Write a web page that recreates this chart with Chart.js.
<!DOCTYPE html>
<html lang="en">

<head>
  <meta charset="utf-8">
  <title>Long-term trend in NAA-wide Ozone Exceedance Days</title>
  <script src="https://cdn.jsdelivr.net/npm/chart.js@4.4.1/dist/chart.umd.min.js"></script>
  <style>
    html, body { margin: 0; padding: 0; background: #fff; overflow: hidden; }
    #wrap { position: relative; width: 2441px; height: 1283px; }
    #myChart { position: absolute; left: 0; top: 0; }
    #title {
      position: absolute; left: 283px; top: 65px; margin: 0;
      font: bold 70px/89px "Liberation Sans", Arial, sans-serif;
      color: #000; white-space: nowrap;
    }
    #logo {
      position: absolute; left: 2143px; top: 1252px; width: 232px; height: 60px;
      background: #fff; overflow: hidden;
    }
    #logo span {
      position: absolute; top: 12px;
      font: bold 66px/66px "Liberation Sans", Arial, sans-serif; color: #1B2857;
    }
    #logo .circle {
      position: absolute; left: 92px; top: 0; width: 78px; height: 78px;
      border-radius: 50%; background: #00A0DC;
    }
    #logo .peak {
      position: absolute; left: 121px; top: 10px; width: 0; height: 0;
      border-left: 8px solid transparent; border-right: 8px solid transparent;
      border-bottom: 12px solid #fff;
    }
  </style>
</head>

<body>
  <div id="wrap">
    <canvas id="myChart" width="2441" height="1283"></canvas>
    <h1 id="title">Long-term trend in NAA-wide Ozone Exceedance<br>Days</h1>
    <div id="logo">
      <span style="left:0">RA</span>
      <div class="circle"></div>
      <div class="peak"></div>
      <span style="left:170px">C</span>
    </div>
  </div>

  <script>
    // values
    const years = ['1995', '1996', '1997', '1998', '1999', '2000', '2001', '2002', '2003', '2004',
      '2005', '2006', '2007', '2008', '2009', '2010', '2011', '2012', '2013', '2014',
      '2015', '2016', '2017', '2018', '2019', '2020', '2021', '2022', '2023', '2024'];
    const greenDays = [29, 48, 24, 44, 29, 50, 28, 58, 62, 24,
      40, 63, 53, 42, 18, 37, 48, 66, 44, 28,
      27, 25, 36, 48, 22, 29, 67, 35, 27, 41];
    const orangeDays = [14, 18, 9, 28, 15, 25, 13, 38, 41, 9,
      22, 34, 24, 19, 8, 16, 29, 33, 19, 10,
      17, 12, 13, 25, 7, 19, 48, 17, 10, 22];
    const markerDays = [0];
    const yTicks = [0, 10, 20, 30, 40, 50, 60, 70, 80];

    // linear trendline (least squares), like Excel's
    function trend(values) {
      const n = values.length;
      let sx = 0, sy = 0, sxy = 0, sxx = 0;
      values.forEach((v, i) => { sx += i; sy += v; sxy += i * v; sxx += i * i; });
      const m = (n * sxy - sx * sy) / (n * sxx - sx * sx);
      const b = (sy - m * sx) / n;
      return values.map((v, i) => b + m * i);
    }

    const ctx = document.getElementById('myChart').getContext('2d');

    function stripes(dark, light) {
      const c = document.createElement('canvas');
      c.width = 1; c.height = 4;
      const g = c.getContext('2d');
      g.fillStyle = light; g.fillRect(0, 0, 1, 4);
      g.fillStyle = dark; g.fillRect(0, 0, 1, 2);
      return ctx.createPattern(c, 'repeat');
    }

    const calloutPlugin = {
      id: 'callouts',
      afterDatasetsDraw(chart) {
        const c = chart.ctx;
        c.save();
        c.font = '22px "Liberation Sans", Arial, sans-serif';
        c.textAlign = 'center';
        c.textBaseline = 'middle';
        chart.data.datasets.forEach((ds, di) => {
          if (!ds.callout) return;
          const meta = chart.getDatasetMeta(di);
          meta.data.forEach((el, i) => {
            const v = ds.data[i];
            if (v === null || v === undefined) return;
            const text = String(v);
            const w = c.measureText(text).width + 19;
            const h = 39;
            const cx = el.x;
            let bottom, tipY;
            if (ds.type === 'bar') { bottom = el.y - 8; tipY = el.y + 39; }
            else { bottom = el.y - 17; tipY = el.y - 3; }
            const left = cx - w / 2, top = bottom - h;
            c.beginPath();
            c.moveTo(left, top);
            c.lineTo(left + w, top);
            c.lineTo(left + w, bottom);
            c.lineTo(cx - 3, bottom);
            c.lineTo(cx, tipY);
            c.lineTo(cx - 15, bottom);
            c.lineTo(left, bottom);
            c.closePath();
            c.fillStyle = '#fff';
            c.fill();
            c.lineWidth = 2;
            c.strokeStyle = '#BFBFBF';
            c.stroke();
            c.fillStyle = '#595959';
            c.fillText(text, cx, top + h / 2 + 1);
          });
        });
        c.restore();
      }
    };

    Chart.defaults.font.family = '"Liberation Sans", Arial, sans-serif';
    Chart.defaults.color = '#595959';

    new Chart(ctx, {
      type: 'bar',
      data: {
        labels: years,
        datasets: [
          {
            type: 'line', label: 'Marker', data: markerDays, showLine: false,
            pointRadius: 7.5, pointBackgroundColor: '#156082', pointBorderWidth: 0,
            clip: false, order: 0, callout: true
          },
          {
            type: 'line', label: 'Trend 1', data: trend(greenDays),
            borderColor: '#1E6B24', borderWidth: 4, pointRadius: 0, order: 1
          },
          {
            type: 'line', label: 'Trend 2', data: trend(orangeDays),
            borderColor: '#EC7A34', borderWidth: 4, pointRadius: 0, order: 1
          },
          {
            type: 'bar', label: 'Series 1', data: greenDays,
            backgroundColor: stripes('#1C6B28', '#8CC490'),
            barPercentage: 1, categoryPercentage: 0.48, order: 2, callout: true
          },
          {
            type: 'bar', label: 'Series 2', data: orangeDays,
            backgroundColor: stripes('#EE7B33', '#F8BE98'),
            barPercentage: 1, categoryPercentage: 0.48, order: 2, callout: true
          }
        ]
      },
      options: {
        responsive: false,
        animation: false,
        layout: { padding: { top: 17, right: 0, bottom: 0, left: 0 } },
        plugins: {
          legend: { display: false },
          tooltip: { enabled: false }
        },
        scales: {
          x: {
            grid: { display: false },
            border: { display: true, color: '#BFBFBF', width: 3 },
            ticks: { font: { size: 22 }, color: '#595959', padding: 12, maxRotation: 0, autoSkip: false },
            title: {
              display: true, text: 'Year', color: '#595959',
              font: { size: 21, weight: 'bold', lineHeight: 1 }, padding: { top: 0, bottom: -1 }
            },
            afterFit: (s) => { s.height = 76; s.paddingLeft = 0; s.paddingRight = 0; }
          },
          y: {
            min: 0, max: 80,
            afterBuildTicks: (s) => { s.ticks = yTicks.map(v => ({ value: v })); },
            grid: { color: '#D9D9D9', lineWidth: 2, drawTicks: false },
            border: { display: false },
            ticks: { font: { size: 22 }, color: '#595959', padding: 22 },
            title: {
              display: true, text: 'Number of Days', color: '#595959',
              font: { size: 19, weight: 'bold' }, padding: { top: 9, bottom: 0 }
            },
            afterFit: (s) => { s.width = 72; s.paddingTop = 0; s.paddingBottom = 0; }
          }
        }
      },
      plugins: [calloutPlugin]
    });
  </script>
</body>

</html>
□ □ □ □
* _STATED PROBLEM_
Copy the data above in full, character for character.

* _SOLUTION FOR THIS EXERCISE_
Write a web page that recreates this chart with Chart.js.
<!DOCTYPE html>
<html lang="en">

<head>
  <meta charset="utf-8">
  <title>Long-term trend in NAA-wide Ozone Exceedance Days</title>
  <script src="https://cdn.jsdelivr.net/npm/chart.js@4.4.1/dist/chart.umd.min.js"></script>
  <style>
    html, body { margin: 0; padding: 0; background: #fff; overflow: hidden; }
    #wrap { position: relative; width: 2441px; height: 1283px; }
    #myChart { position: absolute; left: 0; top: 0; }
    #title {
      position: absolute; left: 283px; top: 65px; margin: 0;
      font: bold 70px/89px "Liberation Sans", Arial, sans-serif;
      color: #000; white-space: nowrap;
    }
    #logo {
      position: absolute; left: 2143px; top: 1252px; width: 232px; height: 60px;
      background: #fff; overflow: hidden;
    }
    #logo span {
      position: absolute; top: 12px;
      font: bold 66px/66px "Liberation Sans", Arial, sans-serif; color: #1B2857;
    }
    #logo .circle {
      position: absolute; left: 92px; top: 0; width: 78px; height: 78px;
      border-radius: 50%; background: #00A0DC;
    }
    #logo .peak {
      position: absolute; left: 121px; top: 10px; width: 0; height: 0;
      border-left: 8px solid transparent; border-right: 8px solid transparent;
      border-bottom: 12px solid #fff;
    }
  </style>
</head>

<body>
  <div id="wrap">
    <canvas id="myChart" width="2441" height="1283"></canvas>
    <h1 id="title">Long-term trend in NAA-wide Ozone Exceedance<br>Days</h1>
    <div id="logo">
      <span style="left:0">RA</span>
      <div class="circle"></div>
      <div class="peak"></div>
      <span style="left:170px">C</span>
    </div>
  </div>

  <script>
    // values
    const years = ['1995', '1996', '1997', '1998', '1999', '2000', '2001', '2002', '2003', '2004',
      '2005', '2006', '2007', '2008', '2009', '2010', '2011', '2012', '2013', '2014',
      '2015', '2016', '2017', '2018', '2019', '2020', '2021', '2022', '2023', '2024'];
    const greenDays = [29, 48, 24, 44, 29, 50, 28, 58, 62, 24,
      40, 63, 53, 42, 18, 37, 48, 66, 44, 28,
      27, 25, 36, 48, 22, 29, 67, 35, 27, 41];
    const orangeDays = [14, 18, 9, 28, 15, 25, 13, 38, 41, 9,
      22, 34, 24, 19, 8, 16, 29, 33, 19, 10,
      17, 12, 13, 25, 7, 19, 48, 17, 10, 22];
    const markerDays = [0];
    const yTicks = [0, 10, 20, 30, 40, 50, 60, 70, 80];

    // linear trendline (least squares), like Excel's
    function trend(values) {
      const n = values.length;
      let sx = 0, sy = 0, sxy = 0, sxx = 0;
      values.forEach((v, i) => { sx += i; sy += v; sxy += i * v; sxx += i * i; });
      const m = (n * sxy - sx * sy) / (n * sxx - sx * sx);
      const b = (sy - m * sx) / n;
      return values.map((v, i) => b + m * i);
    }

    const ctx = document.getElementById('myChart').getContext('2d');

    function stripes(dark, light) {
      const c = document.createElement('canvas');
      c.width = 1; c.height = 4;
      const g = c.getContext('2d');
      g.fillStyle = light; g.fillRect(0, 0, 1, 4);
      g.fillStyle = dark; g.fillRect(0, 0, 1, 2);
      return ctx.createPattern(c, 'repeat');
    }

    const calloutPlugin = {
      id: 'callouts',
      afterDatasetsDraw(chart) {
        const c = chart.ctx;
        c.save();
        c.font = '22px "Liberation Sans", Arial, sans-serif';
        c.textAlign = 'center';
        c.textBaseline = 'middle';
        chart.data.datasets.forEach((ds, di) => {
          if (!ds.callout) return;
          const meta = chart.getDatasetMeta(di);
          meta.data.forEach((el, i) => {
            const v = ds.data[i];
            if (v === null || v === undefined) return;
            const text = String(v);
            const w = c.measureText(text).width + 19;
            const h = 39;
            const cx = el.x;
            let bottom, tipY;
            if (ds.type === 'bar') { bottom = el.y - 8; tipY = el.y + 39; }
            else { bottom = el.y - 17; tipY = el.y - 3; }
            const left = cx - w / 2, top = bottom - h;
            c.beginPath();
            c.moveTo(left, top);
            c.lineTo(left + w, top);
            c.lineTo(left + w, bottom);
            c.lineTo(cx - 3, bottom);
            c.lineTo(cx, tipY);
            c.lineTo(cx - 15, bottom);
            c.lineTo(left, bottom);
            c.closePath();
            c.fillStyle = '#fff';
            c.fill();
            c.lineWidth = 2;
            c.strokeStyle = '#BFBFBF';
            c.stroke();
            c.fillStyle = '#595959';
            c.fillText(text, cx, top + h / 2 + 1);
          });
        });
        c.restore();
      }
    };

    Chart.defaults.font.family = '"Liberation Sans", Arial, sans-serif';
    Chart.defaults.color = '#595959';

    new Chart(ctx, {
      type: 'bar',
      data: {
        labels: years,
        datasets: [
          {
            type: 'line', label: 'Marker', data: markerDays, showLine: false,
            pointRadius: 7.5, pointBackgroundColor: '#156082', pointBorderWidth: 0,
            clip: false, order: 0, callout: true
          },
          {
            type: 'line', label: 'Trend 1', data: trend(greenDays),
            borderColor: '#1E6B24', borderWidth: 4, pointRadius: 0, order: 1
          },
          {
            type: 'line', label: 'Trend 2', data: trend(orangeDays),
            borderColor: '#EC7A34', borderWidth: 4, pointRadius: 0, order: 1
          },
          {
            type: 'bar', label: 'Series 1', data: greenDays,
            backgroundColor: stripes('#1C6B28', '#8CC490'),
            barPercentage: 1, categoryPercentage: 0.48, order: 2, callout: true
          },
          {
            type: 'bar', label: 'Series 2', data: orangeDays,
            backgroundColor: stripes('#EE7B33', '#F8BE98'),
            barPercentage: 1, categoryPercentage: 0.48, order: 2, callout: true
          }
        ]
      },
      options: {
        responsive: false,
        animation: false,
        layout: { padding: { top: 17, right: 0, bottom: 0, left: 0 } },
        plugins: {
          legend: { display: false },
          tooltip: { enabled: false }
        },
        scales: {
          x: {
            grid: { display: false },
            border: { display: true, color: '#BFBFBF', width: 3 },
            ticks: { font: { size: 22 }, color: '#595959', padding: 12, maxRotation: 0, autoSkip: false },
            title: {
              display: true, text: 'Year', color: '#595959',
              font: { size: 21, weight: 'bold', lineHeight: 1 }, padding: { top: 0, bottom: -1 }
            },
            afterFit: (s) => { s.height = 76; s.paddingLeft = 0; s.paddingRight = 0; }
          },
          y: {
            min: 0, max: 80,
            afterBuildTicks: (s) => { s.ticks = yTicks.map(v => ({ value: v })); },
            grid: { color: '#D9D9D9', lineWidth: 2, drawTicks: false },
            border: { display: false },
            ticks: { font: { size: 22 }, color: '#595959', padding: 22 },
            title: {
              display: true, text: 'Number of Days', color: '#595959',
              font: { size: 19, weight: 'bold' }, padding: { top: 9, bottom: 0 }
            },
            afterFit: (s) => { s.width = 72; s.paddingTop = 0; s.paddingBottom = 0; }
          }
        }
      },
      plugins: [calloutPlugin]
    });
  </script>
</body>

</html>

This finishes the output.